А Марьянович из ничего — из пустяковой советской песенки «Три года ты мне снилась», — он из нее такое сделал! Не забыть.
— Два попутных вопроса: Павел Леонидов-это действительно родственник Высоцкого? И вообще, какова его роль в судьбе Владимира Семеновича?
— Он, по-моему, сын двоюродной сестры Семена Владимировича, и он сыграл роль — многоярусную! — в жизни Володи.
Когда Володя был грудным младенцем, Паша жил на даче Нины Максимовны, и в те моменты, когда у няньки болел живот или она вообще не приходила, Паша Володю нянчил. Еще Пашка вырезал свое имя на садовых скамейках и на деревьях. А главное — он запоем читал фантастику и приключения. Это второй ярус: фантастика и приключения, которые Пашка в детстве читал запоем — не знаю — из чьей библиотеки.
У Володи в детстве увлечение фантастикой и приключениями было очень глубоким, то есть, он не одного Тарзана посмотрел в кино, он все это читал: всего Тарзана, все выпуски Ната Пинкертона, всю настоящую высокую классику приключений — всего Конан Дойля, и не только Шерлока Холмса или «Затерянный мир», — всего! Включая «Белый отряд» и морские рассказы, которых вообще никто не знает. А Володя знал их и тогда, — то есть, в этом вопросе он был эрудирован страшно. И когда он в «Балладе о борьбе» поет о «нужных книжках», они все были, и не без Пашки.

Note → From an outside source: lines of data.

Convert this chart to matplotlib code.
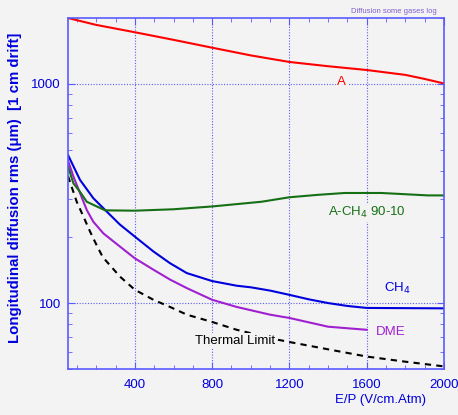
#!/usr/bin/env python3
import numpy as np
import matplotlib
matplotlib.use("Agg")
import matplotlib.pyplot as plt
from matplotlib.ticker import MultipleLocator, FixedLocator, NullFormatter

# E/P (V/cm.Atm) vs longitudinal diffusion (um)
argon_x = [54, 200, 400, 600, 800, 1000, 1200, 1400, 1600, 1800, 1900, 2000]
argon_y = [2000, 1860, 1722, 1590, 1464, 1350, 1260, 1205, 1158, 1100, 1054, 1005]

ch4_x = [54, 116, 185, 246, 323, 400, 496, 582, 669, 800, 927, 1000, 1100, 1200, 1300, 1400, 1500, 1600, 2000]
ch4_y = [474, 365, 301, 266, 228, 201, 172, 152, 137, 126, 120, 118, 114, 109, 104, 100, 97, 95, 94.6]

dme_x = [54, 82, 116, 151, 185, 237, 323, 400, 496, 582, 669, 800, 927, 1100, 1200, 1400, 1600]
dme_y = [447, 378, 318, 266, 235, 208, 181, 160, 142, 128, 117, 103.5, 96, 88.5, 85.5, 78, 75.5]

arch4_x = [54, 82, 116, 151, 203, 246, 400, 600, 800, 1055, 1200, 1350, 1486, 1676, 1917, 2000]
arch4_y = [420, 352, 322, 290, 276, 265, 264, 268, 276, 290, 304, 312, 318, 318, 310, 310]

thermal_x = [54, 99, 134, 168, 203, 234, 323, 400, 496, 582, 669, 800, 927, 1141, 1200, 1400, 1600, 1800, 2000]
thermal_y = [380, 290, 248, 212, 183, 162, 132, 115, 103.5, 96, 88.5, 82, 75.5, 68, 66.4, 61.5, 57, 54, 51.4]

bg = "#f3f3f3"
axis_blue = "#5a5aff"
text_blue = "#0000dd"

fig = plt.figure(figsize=(4.58, 4.15), dpi=100, facecolor=bg)
ax = fig.add_axes([0.1485, 0.1108, 0.821, 0.8458])
ax.set_facecolor(bg)

ax.plot(argon_x, argon_y, color="#ff0000", lw=1.5)
ax.plot(ch4_x, ch4_y, color="#0000dd", lw=1.5)
ax.plot(dme_x, dme_y, color="#a020d0", lw=1.5)
ax.plot(arch4_x, arch4_y, color="#157015", lw=1.5)
ax.plot(thermal_x, thermal_y, color="black", lw=1.5, ls=(0, (3, 2.5)))

ax.set_yscale("log")
ax.set_xlim(54, 2000)
ax.set_ylim(50, 2000)

ax.xaxis.set_major_locator(FixedLocator([400, 800, 1200, 1600, 2000]))
ax.xaxis.set_minor_locator(MultipleLocator(100))
ax.yaxis.set_major_locator(FixedLocator([100, 1000]))
ax.yaxis.set_minor_locator(FixedLocator([50, 60, 70, 80, 90, 200, 300, 400, 500, 600, 700, 800, 900, 2000]))
ax.yaxis.set_minor_formatter(NullFormatter())
ax.set_yticklabels(["100", "1000"])

ax.grid(True, which="major", color=axis_blue, ls=(0, (1, 1.5)), lw=0.8)
for sp in ax.spines.values():
    sp.set_color(axis_blue)
    sp.set_linewidth(1.2)
ax.tick_params(which="both", direction="in", top=True, right=True, colors=axis_blue,
               labelcolor=text_blue, labelsize=9.5)
ax.tick_params(which="major", length=5)
ax.tick_params(which="minor", length=3)
ax.tick_params(axis="x", pad=7)
ax.tick_params(axis="y", pad=5)
for lab in ax.get_xticklabels() + ax.get_yticklabels():
    lab.set_family("Liberation Sans")

ax.set_ylabel("Longitudinal diffusion rms (\u03bcm)  [1 cm drift]", color=text_blue,
              fontsize=10.8, fontweight="bold", family="Liberation Sans")
ax.yaxis.set_label_coords(-0.122, 0.517)
ax.set_xlabel("E/P (V/cm.Atm)", color=text_blue, fontsize=9.5,
              family="Liberation Sans", labelpad=0)
ax.xaxis.set_label_coords(0.83, -0.07)

lbl = dict(family="Liberation Sans", fontsize=9.5, ha="center", va="center",
           bbox=dict(facecolor=bg, edgecolor="none", pad=1))
ax.text(1471, 1024, "A", color="#ff0000", **lbl)
ax.text(1602, 258, "A-CH$_4$ 90-10", color="#157015", **lbl)
ax.text(1760, 117, "CH$_4$", color="#0000dd", **lbl)
ax.text(1725, 74, "DME", color="#a020d0", **lbl)
ax.text(918, 67.3, "Thermal Limit", color="black", **lbl)

fig.text(0.86, 0.973, "Diffusion some gases log", color="#8060d0", fontsize=5.5,
         ha="center", va="center", family="Liberation Sans")

fig.savefig("out.png", dpi=100, facecolor=bg)
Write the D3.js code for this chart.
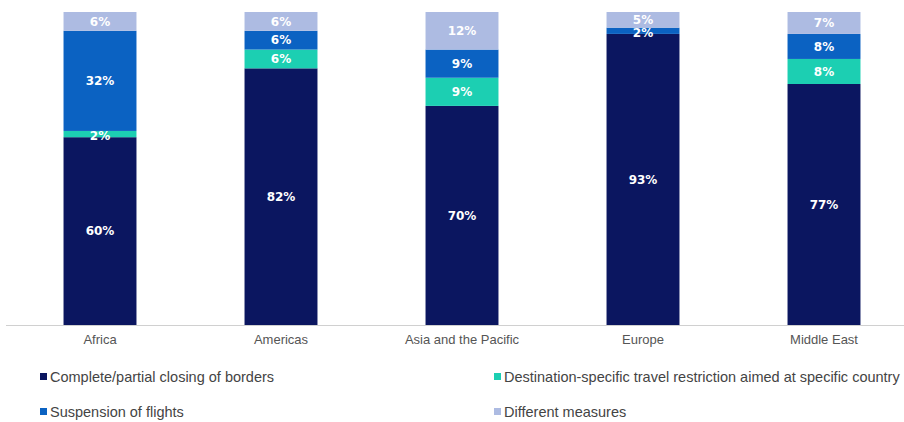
<!DOCTYPE html>
<html>
<head>
<meta charset="utf-8">
<script src="https://cdn.jsdelivr.net/npm/d3@7"></script>
<style>
  body { margin: 0; background: #fff; }
  svg { display: block; }
</style>
</head>
<body>
<div class="chart"></div>
<script>
// regions and the share of each measure (in %)
var regions = ["Africa", "Americas", "Asia and the Pacific", "Europe", "Middle East"];
var closing = [60, 82, 70, 93, 77];
var destination = [2, 6, 9, 0, 8];
var suspension = [32, 6, 9, 2, 8];
var different = [6, 6, 12, 5, 7];

var seriesNames = ["Complete/partial closing of borders",
                   "Destination-specific travel restriction aimed at specific country",
                   "Suspension of flights",
                   "Different measures"];
var colors = ["#0b1660", "#1ccfb2", "#0b62c2", "#adbbe2"];

var width = 904, height = 422;
var baseline = 325, top_y = 12;

var table = regions.map(function(r, i) {
  return { region: r, s0: closing[i], s1: destination[i], s2: suspension[i], s3: different[i] };
});

var stack = d3.stack().keys(["s0", "s1", "s2", "s3"]);
var layers = stack(table);

var x = d3.scaleBand().domain(regions).range([9.5, 914.5])
  .paddingInner(0.597).paddingOuter(0.2985);
var y = d3.scaleLinear().domain([0, 100]).range([baseline, top_y]);

var svg = d3.select(".chart").append("svg")
  .attr("width", width)
  .attr("height", height);

var groups = svg.selectAll(".layer")
  .data(layers)
  .enter().append("g")
  .attr("class", "layer")
  .attr("fill", function(d, i) { return colors[i]; });

groups.selectAll("rect")
  .data(function(d) { return d; })
  .enter().append("rect")
  .attr("x", function(d) { return x(d.data.region); })
  .attr("width", x.bandwidth())
  .attr("y", function(d) { return y(d[1]); })
  .attr("height", function(d) { return y(d[0]) - y(d[1]); });

// value labels (tiny segments pushed down a little, like the original)
groups.selectAll("text")
  .data(function(d) { return d.filter(function(p) { return p[1] - p[0] > 0; }); })
  .enter().append("text")
  .attr("x", function(d) { return x(d.data.region) + x.bandwidth() / 2; })
  .attr("y", function(d) {
    var mid = (y(d[0]) + y(d[1])) / 2;
    return (d[1] - d[0]) < 3 ? mid + 2 : mid;
  })
  .attr("dy", "0.36em")
  .attr("text-anchor", "middle")
  .attr("fill", "#fff")
  .attr("font-family", "'DejaVu Sans', sans-serif")
  .attr("font-weight", "bold")
  .attr("font-size", "12px")
  .text(function(d) { return (d[1] - d[0]) + "%"; });

// x axis
var xAxis = svg.append("g")
  .attr("transform", "translate(0," + (baseline + 0.5) + ")")
  .call(d3.axisBottom(x).tickSize(0).tickPadding(9));
xAxis.select(".domain").attr("d", "M6,0H904").attr("stroke", "#d0d0d0");
xAxis.selectAll("text")
  .attr("fill", "#555")
  .attr("font-family", "'Liberation Sans', Arial, sans-serif")
  .attr("font-size", "13px");

// legend
var legendPos = [[40, 377], [494, 377], [40, 412], [494, 412]];
var legend = svg.selectAll(".legend")
  .data(seriesNames)
  .enter().append("g")
  .attr("class", "legend")
  .attr("transform", function(d, i) { return "translate(" + legendPos[i][0] + "," + legendPos[i][1] + ")"; });

legend.append("rect")
  .attr("x", 0).attr("y", -4)
  .attr("width", 7).attr("height", 7)
  .attr("fill", function(d, i) { return colors[i]; });

legend.append("text")
  .attr("x", 10)
  .attr("dy", "0.35em")
  .attr("fill", "#444")
  .attr("font-family", "'Liberation Sans', Arial, sans-serif")
  .attr("font-size", "14.5px")
  .text(function(d) { return d; });
</script>
</body>
</html>
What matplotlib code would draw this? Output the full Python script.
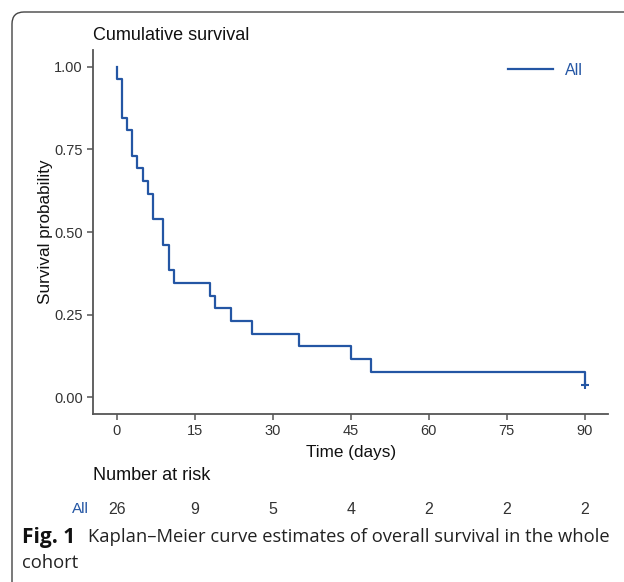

Третий ярус — это когда Паша от всей души пытался помочь Володе какими-то связями. Это не получилось, ну что ж, отрицательный результат — тоже результат. Володя понял, что и репертуар он должен создавать для себя, что свой репертуар он должен петь сам.
Позже мы с Пашей реже виделись: у него своя жизнь сложилась, свои личные дела. Но еще одно важное обстоятельство: Паша был примером человека, который вылечился от того, от чего почти никто не мог вылечиться. Пашей гордились врачи. И каждый раз, когда Володя задумывался: сможет ли сам остановиться, он говорил:
— Ну, ничего. Есть врачи, есть Паша. Его вылечили, и я тоже…
Это тоже было. А записывал он Володю? Володя записывался у кого угодно, если был хороший магнитофон. Своего магнитофона довольно долго не было.
Интересно, куда после смерти Паши делся его архив? Говорят, что его привезли в Союз. Там у него могут быть какие-то Володины рукописи. Я очень допускаю, что в момент, когда Паша водил нас в Эрмитаж, Володя оставил ему рукописи. Все может быть.